Editor’s note: This is Part 5 of a series of posts in which Denver-area real estate attorney Frederick Skillern provides summaries of case law pertinent to real estate practitioners (click here for previous posts). These updates originally appeared as materials for the 32nd Annual Real Estate Symposium in July 2014.


By Frederick Skillern

Van Rees, Sr. v. Unleaded Software, Inc.
Colorado Court of Appeals, December 5, 2013
2013 COA 164

Economic loss rule; contract for design of website; no tort claim because no independent duty.

Although this is not a real estate case, I note it simply as an example of how the economic loss rule is spreading to preclude a wide array of fraud claims arising out of contractual relations. In this case, the court deals with the scope and applicability of Colorado’s economic loss rule in the context of an agreement for the design and maintenance of a website. Under the economic loss rule, no independent duty exists for tort claims of fraud, fraudulent concealment, constructive fraud, or negligent misrepresentation when the alleged misrepresentations and false statements are about the ability to perform contractual duties. The court affirms the trial court’s dismissal of the fraud, negligent misrepresentation, negligence, Colorado Consumer Protection Act, and civil theft claims. The breach of contract claim has it all.


Hickerson v. Vessels
Colorado Supreme Court, January 13, 2014
2014 CO 2.

Collections; statute of limitations; C.R.S. § 13-80-103.5 (1) (a) (six-year statute); partial payment doctrine; laches.

This case takes up the collection efforts of the holder of a $386,000 promissory note given in 1989 to the Vessels Oil Company. The note was due in ten years. Shortly after 1999, the maker started making payments on the note, and that continued for a couple of years. After payments stopped, Vessels sued to collect the entire balance. Under existing common law, which the court refers to as the partial payment doctrine, the running of the six-year statute of limitations begins anew whenever payments are made voluntarily, as the debt is recognized and acknowledged. The trial court held that the debtor should be protected under the circumstances of this case by the equitable defense of laches. The court of appeals reversed, but the Supreme Court reinstates the trial court’s ruling.

Four statutes refer to the partial payment scenario. See C.R.S. §§ 13-80-113 to 116. The court refers to these as examples of the common-law rule, and not a replacement of the rule.

In a fairly bold stroke in support of the exercise of equitable powers, the court holds that the separation of powers doctrine does not bar application of the equitable defense of laches to a debt collection action filed within the original or restarted six-year statute of limitations period. Laches does not conflict with the plain meaning of the relevant statute of limitations, nor does it conflict with the partial payment doctrine, which is a creature of Colorado common law. Since early statehood, Colorado case law has recognized the application of equitable remedies to legal claims. Accordingly, the Court reverses the judgment of the court of appeals and remands the case for consideration of issues it did not reach, to wit – does the record support a defense of laches. Maybe not.

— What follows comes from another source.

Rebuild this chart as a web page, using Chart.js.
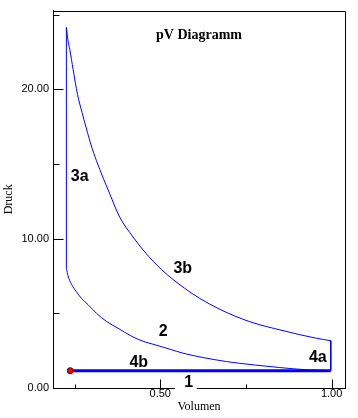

“The essential element of laches is unconscionable delay in enforcing a right under the circumstances, usually involving a prejudice to the one against whom the claim is asserted.” The elements of laches are: (1) full knowledge of the facts; (2) unreasonable delay in the assertion of available remedy; and (3) intervening reliance by and prejudice to another. Laches requires “such unreasonable delay in the assertion of and attempted securing of equitable rights as to constitute in equity and good conscience a bar to recovery.”

The court remands the case to the court of appeals for review of whether the elements of laches are satisfied by evidence in the record. And father time marches on.

Frederick B. Skillern, Esq., is a director and shareholder with Montgomery Little & Soran, P.C., practicing in real estate and related litigation and appeals. He serves as an expert witness in cases dealing with real estate, professional responsibility and attorney fees, and acts as a mediator and arbitrator in real estate cases. Before joining Montgomery Little in 2003, Fred was in private practice in Denver for 6 years with Carpenter & Klatskin and for 10 years with Isaacson Rosenbaum. He served as a district judge for Colorado’s Eighteenth Judicial District from 2000 through 2002. Fred is a graduate of Dartmouth College, and received his law degree at the University of Colorado in 1976, in another day and time in which the legal job market was simply awful.

Appointments to Several Judicial Nominating Commissions and Supreme Court Nominating Commission Announced

On Wednesday, December 31, 2014, Governor Hickenlooper’s office announced appointments of several people to judicial nominating commissions throughout the state, and to the Supreme Court Nominating Commission.

The judicial nominating commissions are responsible for evaluating and recommending candidates for judicial vacancies in their respective judicial districts. They are comprised of seven members and one non-voting supreme court justice (the ex officio chair), of which no more than four members can be of the same political party and no more than three can be admitted to practice law in Colorado. The Supreme Court Nominating Commission evaluates and recommends candidates for vacancies on the Colorado Court of Appeals and the Colorado Supreme Court. The Supreme Court Nominating Commission is comprised of two people from each of Colorado’s seven congressional districts, one of whom may be admitted to practice law in Colorado and one of whom may not.

The following individuals were appointed to the judicial and Supreme Court nominating commissions:

Supreme Court Nominating Commission: 

  • Shannon Stevenson of Louisville, to serve as an unaffiliated attorney from the Second Congressional District.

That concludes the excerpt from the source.